How do I load out a Large Sailing Ship?

Alex,


When I modeled the revenues of large sailing ships, I assumed they traveled from one Class I route to another, a distance of 500 miles which took 4 weeks. At each port, they stayed for three weeks, where they picked up 6 passengers and 9 shipping contracts, then filled up the rest of their cargo bay with arbitrage cargo. I assumed margins on arbitrage work at 5%. As a result, most ships make most of their money from shipping fees, not from arbitrage.

Would you mind, if you have it available still, sharing what your modeling was for the wagon caravans?

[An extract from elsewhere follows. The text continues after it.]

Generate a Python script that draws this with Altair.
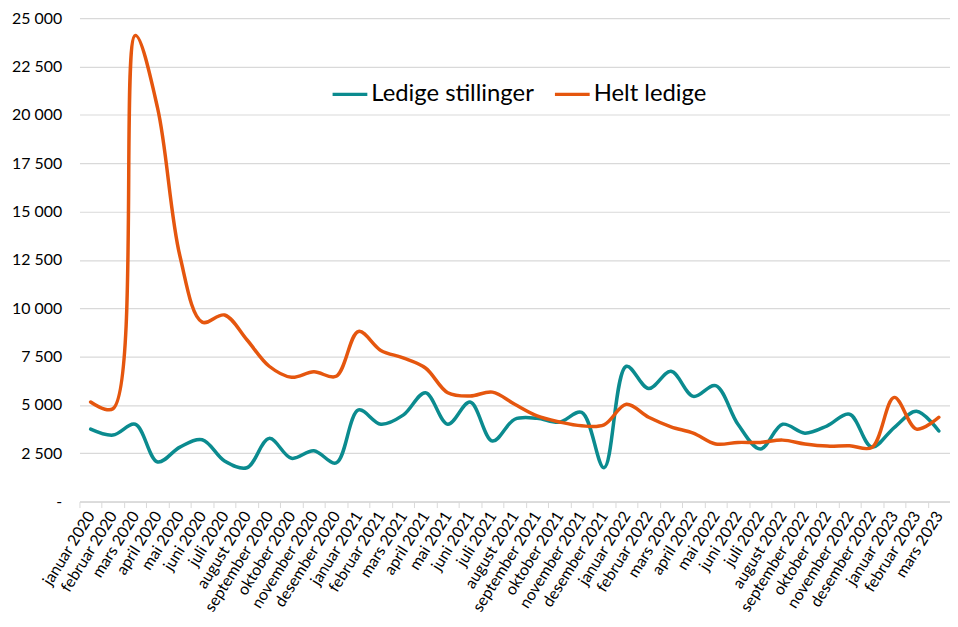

I can back-calculate a Large Sailing Ship going between maximally-distant Class I Markets using that paragraph to 2,532 gold, close enough to the book value of 2,600GP for happiness - 1 week of travel, 3 weeks of market, 4 weeks total, 1 month.

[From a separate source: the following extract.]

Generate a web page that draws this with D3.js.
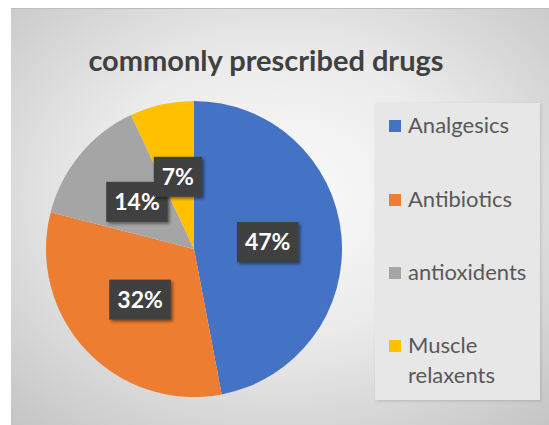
<!DOCTYPE html>
<html>
<head>
<meta charset="utf-8">
<script src="https://cdn.jsdelivr.net/npm/d3@7"></script>
<style>
  html, body { margin: 0; padding: 0; background: #ffffff; }
  svg { display: block; }
</style>
</head>
<body>
<svg id="chart" width="549" height="425"></svg>
<script>
// Share of commonly prescribed drug classes
const categories = ["Analgesics", "Antibiotics", "antioxidents", "Muscle relaxents"];
const shares = [47, 32, 14, 7];
const colors = ["#4472C4", "#ED7D31", "#A5A5A5", "#FFC000"];
const legendLines = [["Analgesics"], ["Antibiotics"], ["antioxidents"], ["Muscle", "relaxents"]];
const titleText = "commonly prescribed drugs";

const svg = d3.select("#chart");
const W = 549, H = 425;
const defs = svg.append("defs");

// Chart area background: soft radial grey gradient
const bg = defs.append("radialGradient").attr("id", "bgGrad")
  .attr("cx", "0.5").attr("cy", "0.45").attr("r", "0.75");
bg.append("stop").attr("offset", "0").attr("stop-color", "#fbfbfb");
bg.append("stop").attr("offset", "0.45").attr("stop-color", "#ebebeb");
bg.append("stop").attr("offset", "1").attr("stop-color", "#c4c4c4");

const shadow = defs.append("filter").attr("id", "lblShadow")
  .attr("x", "-30%").attr("y", "-30%").attr("width", "170%").attr("height", "170%");
shadow.append("feDropShadow").attr("dx", 2).attr("dy", 2).attr("stdDeviation", 1.8)
  .attr("flood-color", "#000").attr("flood-opacity", 0.45);

const boxShadow = defs.append("filter").attr("id", "boxShadow")
  .attr("x", "-10%").attr("y", "-10%").attr("width", "120%").attr("height", "120%");
boxShadow.append("feDropShadow").attr("dx", 1).attr("dy", 1).attr("stdDeviation", 1.5)
  .attr("flood-color", "#000").attr("flood-opacity", 0.15);

svg.append("rect").attr("x", 11).attr("y", 8).attr("width", W - 11).attr("height", H - 8)
  .attr("fill", "url(#bgGrad)");
svg.append("line").attr("x1", 11).attr("x2", W).attr("y1", 8.5).attr("y2", 8.5)
  .attr("stroke", "#bdbdbd").attr("stroke-width", 1);

// Title
svg.append("text").attr("x", 266).attr("y", 71)
  .attr("text-anchor", "middle")
  .attr("font-family", "Lato, 'Open Sans', sans-serif")
  .attr("font-weight", "bold").attr("font-size", 29)
  .attr("fill", "#404040")
  .text(titleText);

// Pie
const cx = 194, cy = 249, R = 148;
const pie = d3.pie().sort(null).value(d => d)(shares);
const arc = d3.arc().innerRadius(0).outerRadius(R);
const labelArc = d3.arc().innerRadius(0).outerRadius(R);

const g = svg.append("g").attr("transform", `translate(${cx},${cy})`);
g.selectAll("path.slice").data(pie).join("path")
  .attr("class", "slice")
  .attr("d", arc)
  .attr("fill", (d, i) => colors[i]);

// Data labels: dark boxes with white percentages at each slice centroid
const labels = g.selectAll("g.lbl").data(pie).join("g")
  .attr("class", "lbl")
  .attr("transform", d => {
    const [x, y] = labelArc.centroid(d);
    return `translate(${x},${y})`;
  });

labels.append("text")
  .attr("class", "val")
  .attr("text-anchor", "middle")
  .attr("dy", "0.36em")
  .attr("font-family", "Lato, 'Open Sans', sans-serif")
  .attr("font-weight", "bold").attr("font-size", 23)
  .attr("fill", "#ffffff")
  .text(d => d.data + "%");

labels.each(function() {
  const grp = d3.select(this);
  const t = grp.select("text.val");
  const bb = t.node().getBBox();
  const padX = 8, h = 40;
  grp.insert("rect", "text")
    .attr("x", bb.x - padX).attr("y", -h / 2)
    .attr("width", bb.width + padX * 2).attr("height", h)
    .attr("fill", "#404040")
    .attr("filter", "url(#lblShadow)");
});

// Legend
const lg = svg.append("g");
lg.append("rect").attr("x", 375).attr("y", 103).attr("width", 165).attr("height", 297)
  .attr("fill", "#e7e7e7").attr("filter", "url(#boxShadow)");

const rowY = [133, 207, 280, 353];
const items = lg.selectAll("g.item").data(categories).join("g")
  .attr("class", "item")
  .attr("transform", (d, i) => `translate(389,${rowY[i]})`);
items.append("rect").attr("x", 0).attr("y", -13).attr("width", 12).attr("height", 12)
  .attr("fill", (d, i) => colors[i]);
items.each(function(d, i) {
  const t = d3.select(this).append("text")
    .attr("x", 19).attr("y", 0)
    .attr("font-family", "Lato, 'Open Sans', sans-serif")
    .attr("font-size", 22)
    .attr("fill", "#595959");
  legendLines[i].forEach((line, k) => {
    t.append("tspan").attr("x", 19).attr("dy", k === 0 ? 0 : 30).text(line);
  });
});
</script>
</body>
</html>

I’ve started with the 40-wagon caravan, and I can’t quite get it to suss out.

Assuming maximal arbitrage cargo (25,600st) at 5% profit, it’s making 1,280GP per market event - a bit less than the 1,475 from the book.

But it’s such a slow means of transport (I’m assuming 1.5 hexes per day on the road loaded to the brim, right?) I can’t get enough market visits over any time period - the best I justify are two markets within 12 hexes of each other (8 days), which is the Class IV range.

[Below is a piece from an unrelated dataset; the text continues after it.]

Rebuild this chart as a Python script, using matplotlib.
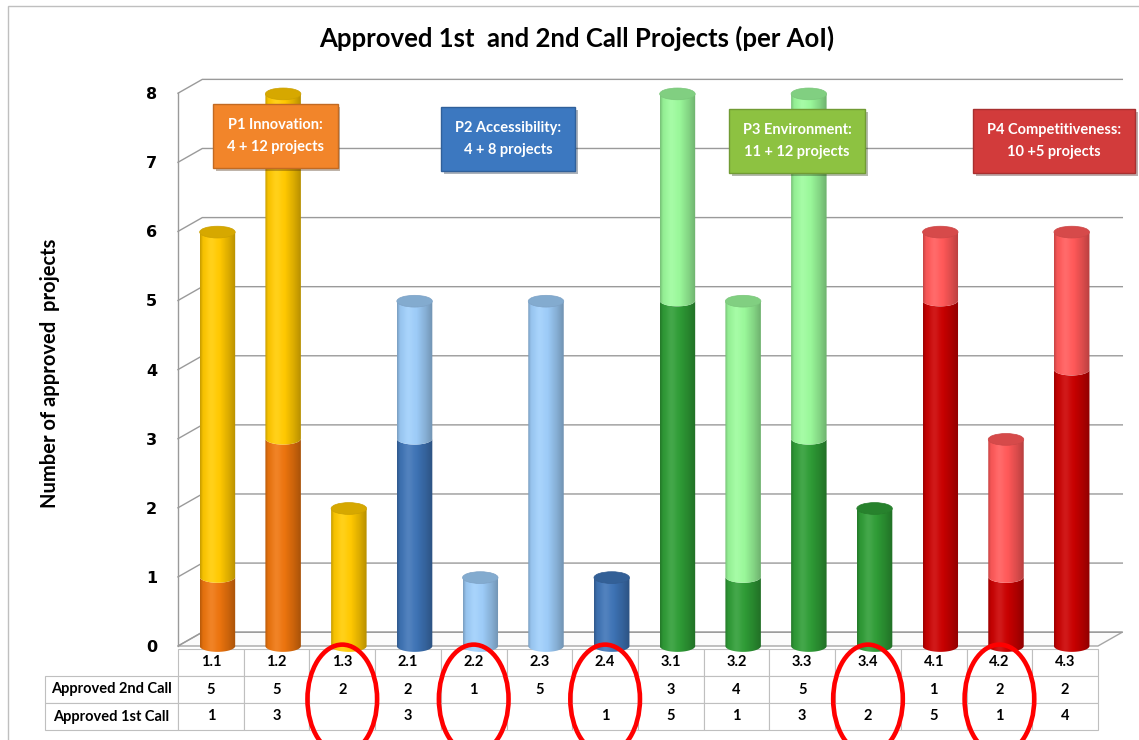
import numpy as np
import matplotlib
matplotlib.use('Agg')
import matplotlib.pyplot as plt
from matplotlib.colors import to_rgb
from matplotlib.path import Path
from matplotlib.patches import Ellipse, Polygon, Rectangle
import matplotlib.patheffects as pe

plt.rcParams['font.family'] = ['Lato', 'DejaVu Sans']

# data
categories = ['1.1', '1.2', '1.3', '2.1', '2.2', '2.3', '2.4',
              '3.1', '3.2', '3.3', '3.4', '4.1', '4.2', '4.3']
second_call = [5, 5, 2, 2, 1, 5, 0, 3, 4, 5, 0, 1, 2, 2]
first_call = [1, 3, 0, 3, 0, 0, 1, 5, 1, 3, 2, 5, 1, 4]
circled = ['1.3', '2.2', '2.4', '3.4', '4.2']

first_colors = {'1': '#EB730D', '2': '#3D72B4', '3': '#2E9B35', '4': '#C80000'}
second_colors = {'1': '#FFC800', '2': '#9CCBF7', '3': '#99F799', '4': '#FF5858'}

box_labels = ['P1 Innovation:\n4 + 12 projects', 'P2 Accessibility:\n4 + 8 projects',
              'P3 Environment:\n11 + 12 projects', 'P4 Competitiveness:\n10 +5 projects']
box_colors = ['#F2852A', '#3C78C0', '#8DC241', '#D23B3B']
box_pos = [(0.98, 7.38), (4.52, 7.34), (8.92, 7.31), (12.83, 7.31)]

# layout (pixels)
W, H = 1139, 740
ppu = 69.1          # pixels per project
y0px = 646          # pixel row of value 0
ylo, yhi = -0.25, 8.5
bot_px = y0px - ylo * ppu
ax_h_px = (yhi - ylo) * ppu

fig = plt.figure(figsize=(W / 100, H / 100), dpi=100)
ax = fig.add_axes([178 / W, (H - bot_px) / H, 920 / W, ax_h_px / H])
ax.patch.set_alpha(0)

hw, eh = 0.27, 0.085    # cylinder half width, ellipse half height
dx, dy = 0.37, 0.2      # depth offset


def cyl_gradient(color, n=80):
    rgb = np.array(to_rgb(color))
    t = np.linspace(0, 1, n)
    f = np.interp(t, [0, 0.08, 0.3, 0.55, 0.8, 1], [0.78, 0.96, 1.02, 1.0, 0.86, 0.72])
    hl = 0.10 * np.exp(-((t - 0.32) / 0.15) ** 2)
    col = rgb[None, :] * f[:, None]
    col = col + (1 - col) * hl[:, None]
    return np.clip(col, 0, 1)[None, :, :]


def seg_path(cx, y0, y1):
    t = np.linspace(np.pi, 2 * np.pi, 40)
    xb = cx + hw * np.cos(t)
    yb = y0 + eh * np.sin(t)
    xt = xb[::-1]
    yt = (y1 + eh * np.sin(t))[::-1]
    verts = np.concatenate([np.column_stack([xb, yb]), np.column_stack([xt, yt]),
                            [[xb[0], yb[0]]]])
    return Path(verts, closed=True)


# floor and walls
ax.add_patch(Polygon([(-0.5, 0), (13.5, 0), (13.5 + dx, dy), (-0.5 + dx, dy)],
                     closed=True, fc='#FBFBFB', ec='#A6A6A6', lw=1, zorder=1, clip_on=False))
for v in range(9):
    ax.plot([-0.5, -0.5 + dx, 13.5 + dx], [v, v + dy, v + dy],
            color='#9A9A9A', lw=1, zorder=1, clip_on=False)
ax.plot([-0.5, -0.5], [0, 8], color='#9A9A9A', lw=1, zorder=1, clip_on=False)

# cylinders
for i, cat in enumerate(categories):
    cx = i + 0.1
    p = cat[0]
    bottom = 0
    top_col = None
    for val, col in [(first_call[i], first_colors[p]), (second_call[i], second_colors[p])]:
        if val == 0:
            continue
        top = bottom + val
        im = ax.imshow(cyl_gradient(col), extent=[cx - hw, cx + hw, bottom - eh, top],
                       aspect='auto', interpolation='bilinear', zorder=3)
        im.set_clip_path(seg_path(cx, bottom, top), ax.transData)
        bottom = top
        top_col = col
    cap_rgb = np.array(to_rgb(top_col))
    ax.add_patch(Ellipse((cx, bottom - 0.01), 2 * hw, 2 * eh, fc=cap_rgb * 0.84,
                         ec=cap_rgb * 0.8, lw=0.5, zorder=4))

# callout boxes
for (x, y), txt, c in zip(box_pos, box_labels, box_colors):
    t = ax.text(x, y, txt, ha='center', va='center', color='white', fontsize=10.5,
                fontweight='bold', linespacing=1.75, zorder=10,
                bbox=dict(boxstyle='square,pad=0.95', fc=c, ec=np.array(to_rgb(c)) * 0.8, lw=1))
    t.get_bbox_patch().set_path_effects([pe.withSimplePatchShadow(offset=(2, -2), alpha=0.35)])

ax.set_xlim(-0.5, 13.5)
ax.set_ylim(ylo, yhi)
for s in ax.spines.values():
    s.set_visible(False)
ax.set_xticks([])
ax.set_yticks(range(9))
ax.tick_params(axis='y', length=0, pad=15)
for lab in ax.get_yticklabels():
    lab.set_fontfamily('DejaVu Sans')
    lab.set_fontweight('bold')
    lab.set_fontsize(11.5)


# table below
def fmt(v):
    return str(v) if v else ''


cell_text = [[''] + categories,
             ['Approved 2nd Call'] + [fmt(v) for v in second_call],
             ['Approved 1st Call'] + [fmt(v) for v in first_call]]


def ay(py):
    return (bot_px - py) / ax_h_px


tbl = ax.table(cellText=cell_text, colWidths=[133] + [65.7] * 14, cellLoc='center',
               bbox=[(45 - 178) / 920, ay(730), (1098 - 45) / 920, ay(649) - ay(730)])
tbl.auto_set_font_size(False)
tbl.set_fontsize(10.5)
for (r, c), cell in tbl.get_celld().items():
    cell.set_edgecolor('#BFBFBF')
    cell.set_linewidth(0.8)
    cell.get_text().set_fontweight('bold')
    if c == 0:
        cell._loc = 'left'
        cell.PAD = 0.02
        if r == 0:
            cell.set_linewidth(0)

# red circles around the table columns
for cat in circled:
    i = categories.index(cat)
    ax.add_patch(Ellipse((i, -0.77), 1.06, 1.58, fill=False, ec='#FF0000', lw=3.3,
                         zorder=20, clip_on=False))

# titles and frame
fig.text(577 / W, 1 - 38 / H, 'Approved 1st  and 2nd Call Projects (per AoI)', ha='center',
         va='center', fontsize=18.5, fontweight='bold')
fig.text(50 / W, 1 - 373 / H, 'Number of approved  projects', rotation=90, ha='center',
         va='center', fontsize=14.5, fontweight='bold')
fig.patches.append(Rectangle((8 / W, -0.01), 1.2, 1.01 - 6 / H, transform=fig.transFigure,
                             fill=False, ec='#BFBFBF', lw=1))

fig.savefig('out.png', dpi=100)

If I double the wagons to 80 per caravan, putting each at a normal load, that’s 3 hexes per day on the road, and I can just about do the Class I and II routes (28 hex road trade range, and either 9.3 or 8 days per trip).

Thanks!

Caravan profitability:

1. Passengers pay a lot more for travel.

2. I assumed 10% margins for land shipments from Class I/Class II markets, on the assumption that because land travel was slower and more expensive, it would not be as efficient a market as sea travel. Historically this was true, of course, with price differentials within a sea market very smooth (like grain in the Mediterranean) but price differentials along a long caravan route much greater.

 

OK - thank you! I figured out where I went wrong.

Given a max 28-hex distance for land trade between two Class Is, I’m at around 1,403 GP/mo for the 40-wagon, close enough for me to feel I’m doing it right-ish.

That’s a two month trip (28 days of travel, 1 month in-market).

I am slowly stalking you through these merchant-related posts.

On the Class I market; with 20K families generating 900K stone of trade, that being 45 stone per family and therefore 101 GP of value.

That’s good, I match.

On the Class VI, I have 75 families generating 6400 stone of trade; being 85 stone per family and 192 GP of value.

That’s bad, I don’t match.

Assuming I’m not missing something obvious and/or getting to the 101GP mark on the Class I was not just complete circumstance doing by simple division:

If I were to make a baseless guess, I’d want to say that extra 92 GP in value is what’s supposed to be flowing up on the trade routes into the larger and larger settlements - peasants produce (can’t find the thread) ~12GP and keep 3, so there’s gonna be some overflow that the local market cannot absorb.

If that is the case, and there’s a difference between incoming and outgoing trade in a market, what is that difference? Is it just the value produced above the 100GP/urban family limit, or is it something else?

Is that 900K stone of trade generated out of the Class I 50%/50% incoming/outgoing, so it’s a maximum volume of trade? (whereas the Class VI would be more 25/75?)

Or is it 900K in, and 900K out?

I imagine those Large Sailing Ships are dropping off 30K in cargo and picking up a fresh 30K, so something has to account for it, unless what’s supposed to account for it is the next stop on the trade route - so that the “output” of any given market is predefined by the demanded inputs of all trade partners? Some sort of Schrodinger’s Supply that does not exist until it’s measured? (and by extension, if a market does not have enough partners to meet it’s demand, it goes without?)

I think I’ve derailed here somewhere, but I’mma gonna hit ‘Save’ anyway.

[Assumed Margins from Arbitage work at 5%]

What went into that assumption? That seems frighteningly low relative to my own experiences as a PC.